Depuis longtemps, travaillée par la force de la peinture d’Artemisia Gentileschi, avec mes possibilités et le passé de mon travail, j’ai voulu et eu besoin de m’atteler à cette composition.
Au delà de ce que raconte « Judith et sa servante », c’est la composition de ce tableau qui a été la base de cette toile.
Rotondité et lignes.
Les lignes structurent l’espace tandis que les rotondités les adoucissent.
Les corps disparaissent dans l’obscurité laissant le crâne en lumière.
Malgré tout, l’énergie est là, les corps sont en action, tendus.
L’énergie et le spectre se contrebalancent comme l’obscurité et la lumière.
Ces tensions sont adoucies par un unique regard bienveillant.
Aucun sentiment mortifère malgré le réalisme revendiqué, simplement une force qui va, tournant le dos à ce crâne en reconnaissant sa présence; Une force active
Cette toile d’un format inusité, un rectangle étroit de 40x120cm permet voire impose ce louvoiement du corps, une espèce de corde qui se heurte aux parois du châssis ou les déborde.
Ce format et cette sinuosité renvoient à l’art japonais, à ses formes ondulant dans des kimonos.
À chercher dans le côté droit, en bascomme les signatures sur les estampes; la forme d’un
objet sans valeur, détérioré louvoyant, aussi, comme un rappel, un bégaiement.
Travailler la chair dans sa fragilité permet une peinture du détail qui devient abstraite; ventre, genou, là, c’est de la peinture « pure » outre toute figuration; les glacis, les couleurs offrent une abstraction.
Tension située entre les deux verticales, d’une part une barre et d’autre part un bras tendu ; deux verticales qui bornent la toile et à l’intérieur desquelles tout se joue.
Ce qui se joue, encore là, est la narration de l’humain, de corps se tenant, s’accrochant, de chairs vieillies.
Du vivant qui se heurte à la surface lisse des objets.
Le tout est vain.
Les corps ne respectent pas les canons de la beauté et s’imposent. Un regard nargue le regardeur et l’emporte à l’intérieur de la toile, le questionne ; narquois et provocateur, conscient du dérisoire de cette représentation.
Le tout dans le plaisir, la jubilation de saisir grâce au pinceau les volumes de la cellulite, les creux des plis…. pour « étreindre la réalité rugueuse» (Rimbault)
"NOTRE BESOIN DE CONSOLATION EST IMPOSSIBLE À RASSASIER"

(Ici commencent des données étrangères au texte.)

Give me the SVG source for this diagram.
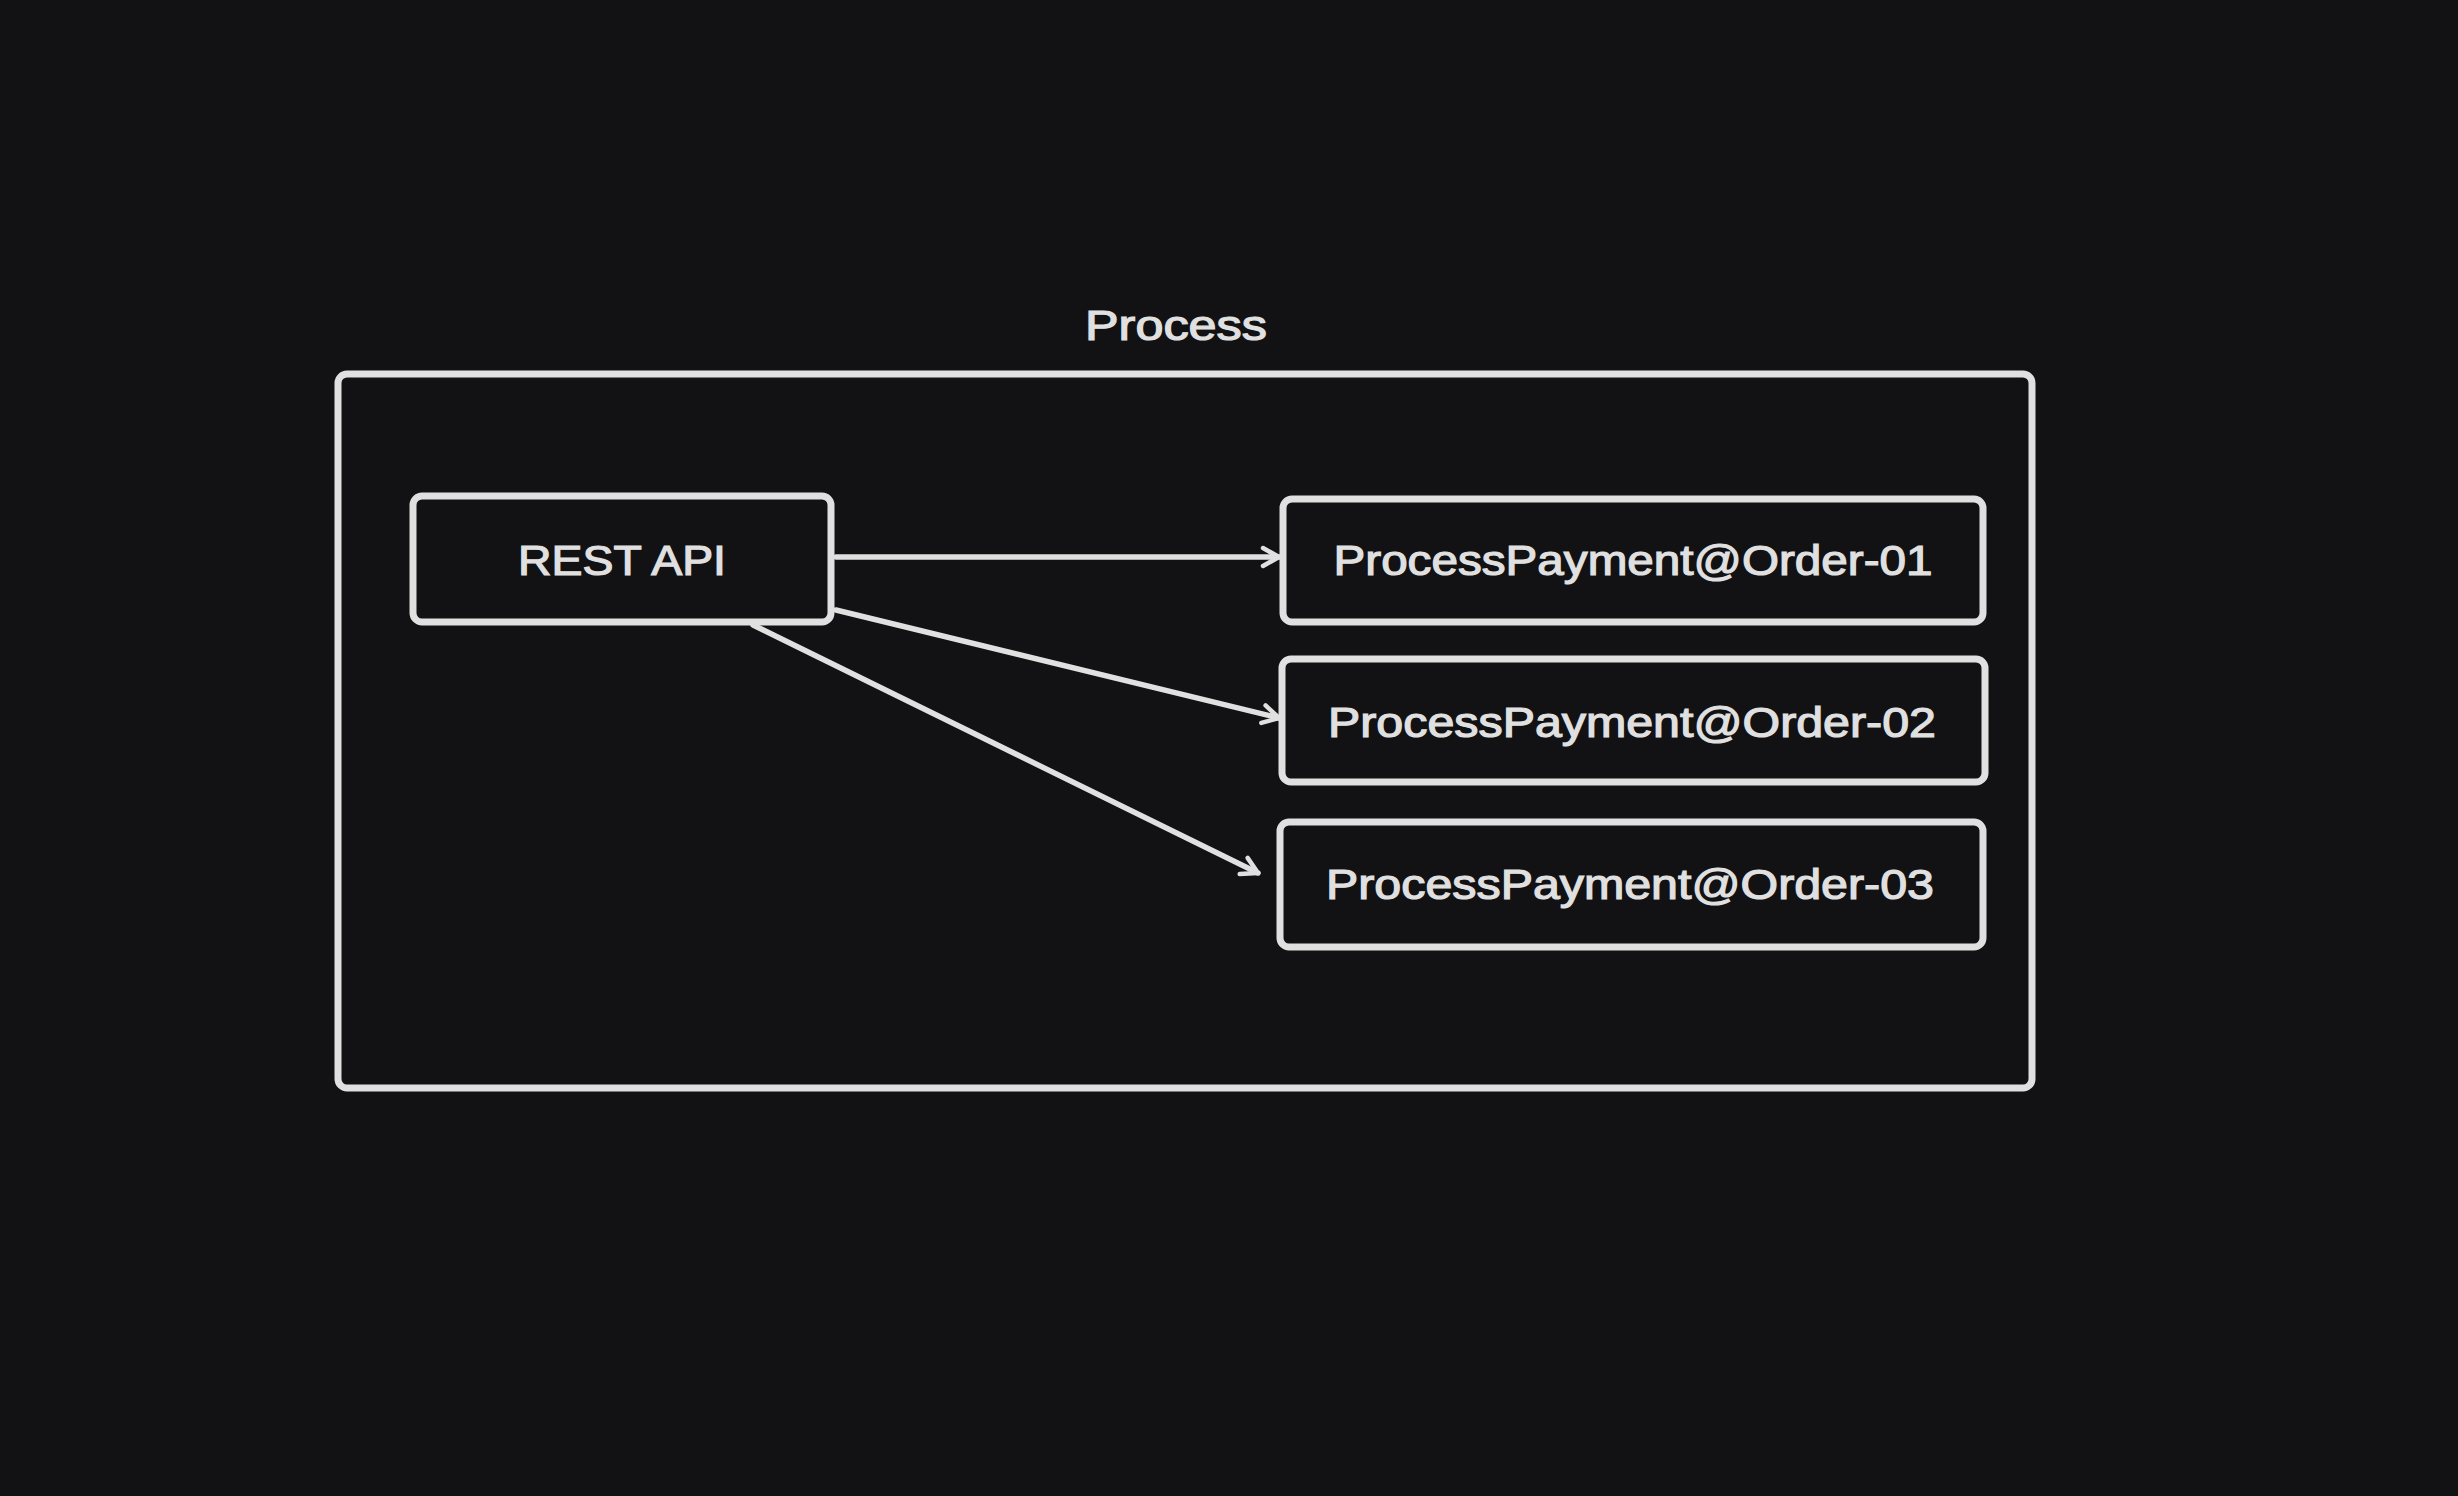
<svg xmlns="http://www.w3.org/2000/svg" width="2458" height="1496" viewBox="0 0 2458 1496">
<style>
.box{fill:#121214;stroke:#e0e0e0;stroke-width:7;}
.lbl{font-family:"Liberation Sans","Noto Sans",sans-serif;font-size:42px;fill:#e0e0e0;stroke:#e0e0e0;stroke-width:1.2;text-anchor:middle;dominant-baseline:central;}
.edge{fill:none;stroke:#e0e0e0;stroke-width:5.5;stroke-linecap:round;}
</style>
<defs>
<marker id="arr" viewBox="0 0 24 24" refX="21" refY="12" markerWidth="24" markerHeight="24" markerUnits="userSpaceOnUse" orient="auto">
<path d="M5,3 L21,12 L5,21" fill="none" stroke="#e0e0e0" stroke-width="4.5" stroke-linecap="round" stroke-linejoin="round"/>
</marker>
</defs>
<rect width="2458" height="1496" fill="#121214"/>
<g id="process">
<rect class="box" x="338" y="374" width="1694" height="714" rx="9"/>
<text class="lbl" x="1176" y="325" textLength="182" lengthAdjust="spacingAndGlyphs">Process</text>
</g>
<g id="rest-api">
<rect class="box" x="413" y="496" width="418" height="126" rx="9"/>
<text class="lbl" x="622" y="560" textLength="208" lengthAdjust="spacingAndGlyphs">REST API</text>
</g>
<g id="order-01">
<rect class="box" x="1283" y="499" width="700" height="123" rx="9"/>
<text class="lbl" x="1633" y="560" textLength="599" lengthAdjust="spacingAndGlyphs">ProcessPayment@Order-01</text>
</g>
<g id="order-02">
<rect class="box" x="1282" y="659" width="703" height="123" rx="9"/>
<text class="lbl" x="1632" y="722" textLength="608" lengthAdjust="spacingAndGlyphs">ProcessPayment@Order-02</text>
</g>
<g id="order-03">
<rect class="box" x="1280" y="822" width="703" height="125" rx="9"/>
<text class="lbl" x="1630" y="884" textLength="608" lengthAdjust="spacingAndGlyphs">ProcessPayment@Order-03</text>
</g>
<g id="connectors">
<path class="edge" d="M836,557 L1279,557" marker-end="url(#arr)"/>
<path class="edge" d="M836,610 L1279,718" marker-end="url(#arr)"/>
<path class="edge" d="M753,625 L1258,873" marker-end="url(#arr)"/>
</g>
</svg>
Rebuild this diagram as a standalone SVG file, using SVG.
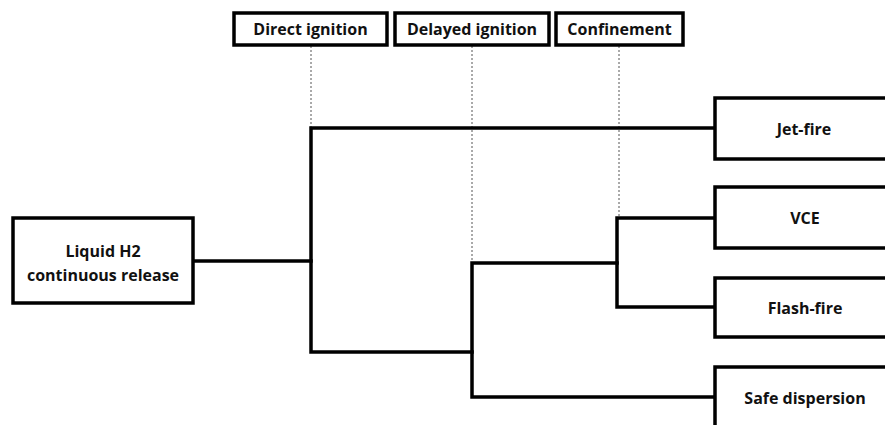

(Titre emprunté au texte de Stig Dagerman)
Huile sur toile
146x114 cm
2021
Dans cette construction en triangle, deux corps intimement liés, des objets prosaïques tirés du quotidien et un crâne.
L’association crâne/objets amène la référence de la Vanité mais ces peintres-là, des XVI°, XVII° associaient leur savoir faire à la représentation d’objets rares, précieux, variant les matières afin de montrer lavirtuosité de leur peinture; rien de tel ici, du plastique, du métal, des surfaces froides et lisses: une Vanité contemporaine.
Deux figures enchâssées dans une mélancolie des regards.
Enchevêtrements des lignes des corps en lumière, les lignes rompues auxquelles répondent les courbes et les couleurs des objets.
Le regard est appelé à glisser sur ces corps, à les effleurer comme la lumière puis ricocher sur le bas à droite de la toile, appelé, convoqué par les couleurs.
Seul le crâne semble sourire dans cette mélancolie des figures et cette dérision des objets représentés
Nos temps actuels de contacts restreints, de distanciation sociale me poussent à cette mélancolie des étreintes représentées.
"NOTRE BESOIN DE CONSOLATION EST IMPOSSIBLE À RASSASIER"
Graphite, gouache, collage sur carnet format japonais
14x260 cm
2021
De petits dessins de personnages agglutinés dans un carnet.
De petits personnages qui se heurtent entre eux et aux bords, aux plis du carnet malgré son déploiement.
Ces petits personnages cherchent le lien, le contact, parfois y arrivent et parfois leur étreinte est grotesque, seulement grotesque.
Depuis 2012, je me sens à l’aise, au chaud dans ces carnets humbles et pudiques; ces carnets qui ne se découvrent que par le maniement, par l’action des doigts et vite se referment dans leur coffret.
Depuis 2012, j’aime y revenir.
Seules les techniques diffèrent : feutre et aquarelle, graphite, puis graphite avec ajout de gouache.
La minutie du travail m’a portée vers la miniature, en toute modestie.
Je m’y suis penchée.
HUG reprend, réinvestit humblement ces techniques phénoménales par le travail d’une petite enluminure pour introduire le titre et une gouache pour clore le carnet.
Le travail de la gouache reprend des motifs décoratifs de débordement, les couleurs. Quelques motifs et collages de vieux papier scandent la litanie.